ROADS/BRIDGES: Transportation funding measure in Texas has lawmakers on edge

Concerns are being voiced as to what effect funding approval would have on the Lone Star state’s credit rating

Funding News October 09, 2014
Printer-friendly version

On Nov. 4, Texas residents will decide whether to approve a state constitutional amendment known as Proposition 1, which would effectively earmark monies derived from oil and gas production taxes for a transportation fund aimed at bolstering the state’s cash-poor department of transportation.
 
The State Highway Fund, to which the diverted taxes would funnel, would provide the DOT means to maintain existing roads and keep a sharper eye on mitigating roadway degradation.
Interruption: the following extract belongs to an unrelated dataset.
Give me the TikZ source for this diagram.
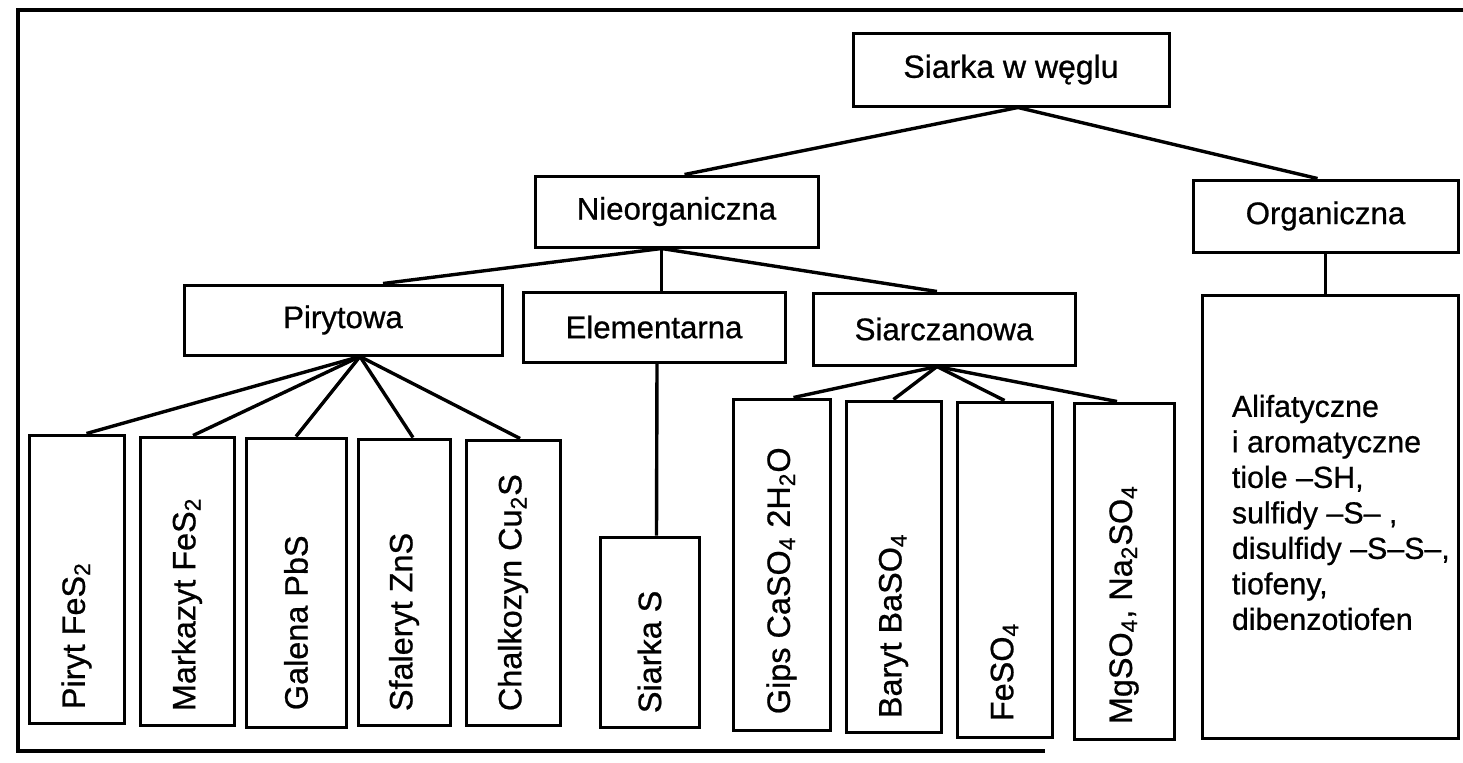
\documentclass[tikz,border=0pt]{standalone}
\usepackage{fontspec}
\setmainfont{Liberation Sans}[FakeBold=0.7]
\usetikzlibrary{calc}

\tikzset{
  box/.style={draw, line width=1.5pt, inner sep=0pt, fill=white},
  label/.style={font=\fontsize{15.6}{18}\selectfont, inner sep=0pt},
  vtext/.style={inner sep=0pt, font=\fontsize{16.2}{19}\selectfont, rotate=90, anchor=west},
  link/.style={line width=1.7pt},
  thinlink/.style={line width=1.1pt},
  frame/.style={line width=2.3pt}
}

\begin{document}
\begin{tikzpicture}[x=0.5pt, y=-0.5pt]
\useasboundingbox (0,0) rectangle (1463,762);

% outer frame, open on the right
\coordinate (ftr) at (1463,10);
\coordinate (ftl) at (18,10);
\coordinate (fbl) at (18,751);
\coordinate (fbr) at (1045,751);
\draw[frame] (ftr) -- (ftl) -- (fbl) -- (fbr);

% level 0
\node[box, minimum width=158pt, minimum height=36.5pt] (top) at (1011,69.5)
  {\fontsize{16}{19}\selectfont Siarka w węglu};

% level 1
\node[box, label, minimum width=141.5pt, minimum height=35.5pt] (nieorg) at (676.5,211.5) {Nieorganiczna};
\node[box, label, minimum width=132.5pt, minimum height=36pt] (org) at (1325.5,216) {Organiczna};

% level 2
\node[box, label, minimum width=159pt, minimum height=35pt] (piryt) at (343,320) {Pirytowa};
\node[box, label, minimum width=131pt, minimum height=35pt] (elem) at (654,327) {Elementarna};
\node[box, label, minimum width=131pt, minimum height=36pt] (siarcz) at (944,329) {Siarczanowa};

% organic sulfur box
\node[box, minimum width=128pt, minimum height=221.5pt] (big) at (1330,516.5) {};
\node[label, align=left, anchor=west, font=\fontsize{15.2}{17.75}\selectfont] (bigtext)
  at ($(big.west)+(31,-4)$)
  {Alifatyczne\\i aromatyczne\\tiole –SH,\\sulfidy –S– ,\\disulfidy –S–S–,\\tiofeny,\\dibenzotiofen};

% pyrite group
\node[box, minimum width=47.5pt, minimum height=144pt] (p1) at (76.5,579) {};
\node[box, minimum width=47pt,   minimum height=144pt] (p2) at (187,581) {};
\node[box, minimum width=50pt,   minimum height=144.5pt] (p3) at (296,582.5) {};
\node[box, minimum width=46pt,   minimum height=143pt] (p4) at (404,582) {};
\node[box, minimum width=47pt,   minimum height=142.5pt] (p5) at (513,582.5) {};

% elemental sulfur
\node[box, minimum width=49.5pt, minimum height=95pt] (es) at (649.5,632) {};

% sulfate group
\node[box, minimum width=48.5pt, minimum height=165.5pt] (g1) at (781.5,564.5) {};
\node[box, minimum width=47.5pt, minimum height=165.5pt] (g2) at (893.5,566.5) {};
\node[box, minimum width=47.5pt, minimum height=167.5pt] (g3) at (1004.5,569.5) {};
\node[box, minimum width=50pt,   minimum height=168pt] (g4) at (1124,571) {};

% rotated labels
\node[vtext] (t1) at ($(p1.south)+(0,-15)$) {Piryt FeS\textsubscript{2}};
\node[vtext] (t2) at ($(p2.south)+(0,-15)$) {Markazyt FeS\textsubscript{2}};
\node[vtext] (t3) at ($(p3.south)+(0,-18)$) {Galena PbS};
\node[vtext] (t4) at ($(p4.south)+(0,-15)$) {Sfaleryt ZnS};
\node[vtext] (t5) at ($(p5.south)+(0,-15)$) {Chalkozyn Cu\textsubscript{2}S};
\node[vtext] (tes) at ($(es.south)+(0,-15)$) {Siarka S};
\node[vtext] (tg1) at ($(g1.south)+(0,-17)$) {Gips CaSO\textsubscript{4} 2H\textsubscript{2}O};
\node[vtext] (tg2) at ($(g2.south)+(0,-15)$) {Baryt BaSO\textsubscript{4}};
\node[vtext] (tg3) at ($(g3.south)+(0,-17)$) {FeSO\textsubscript{4}};
\node[vtext] (tg4) at ($(g4.south)+(0,-16)$) {MgSO\textsubscript{4}, Na\textsubscript{2}SO\textsubscript{4}};

% branching points
\coordinate (hubT) at ($(top.south)+(7,0)$);
\coordinate (hubN) at ($(nieorg.south)+(-15,0)$);
\coordinate (hubP) at ($(piryt.south)+(17,0)$);
\coordinate (hubS) at ($(siarcz.south)+(-7,0)$);

% connectors
\draw[link] (hubT) -- ($(nieorg.north)+(8,0)$);
\draw[link] (hubT) -- ($(org.north)+(-8,0)$);
\draw[thinlink] (org.south) -- (org.south |- big.north);

\draw[link] (hubN) -- ($(piryt.north)+(40,0)$);
\draw[link] (hubN) -- (hubN |- elem.north);
\draw[link] (hubN) -- ($(siarcz.north)+(-7,0)$);

\draw[link] (hubP) -- ($(p1.north)+(10,0)$);
\draw[link] (hubP) -- ($(p2.north)+(6,0)$);
\draw[link] (hubP) -- (p3.north);
\draw[link] (hubP) -- ($(p4.north)+(9,0)$);
\draw[link] (hubP) -- ($(p5.north)+(7,0)$);

\draw[link] ($(elem.south)+(3,0)$) -- ($(es.north)+(7,0)$);

\draw[link] (hubS) -- ($(g1.north)+(12,0)$);
\draw[link] (hubS) -- (g2.north);
\draw[link] (hubS) -- (g3.north);
\draw[link] (hubS) -- ($(g4.north)+(-7,0)$);
\end{tikzpicture}
\end{document}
Moreover, the present valley of debt the department is facing could be softened, if not eliminated altogether. Yet despite these positive intents, some lawmakers remain dubious.
 
Concerns that the fund would not make the construction of new toll roads a reality, along with a potentially negative impact the fund might have on the state’s Triple-A credit rating, bring a sense of anticipation to the November vote.
 
Nonetheless, there is confidence among some Congressional members that Texans will see the benefits of this amendment. According to State Rep. Joe Pickett (D-El Paso), who is the chair of the Transportation Funding Committee, Proposition 1 would protect the existing Economic Stabilization Fund by effectively “sharing” the largesse of the oil and gas tax revenues.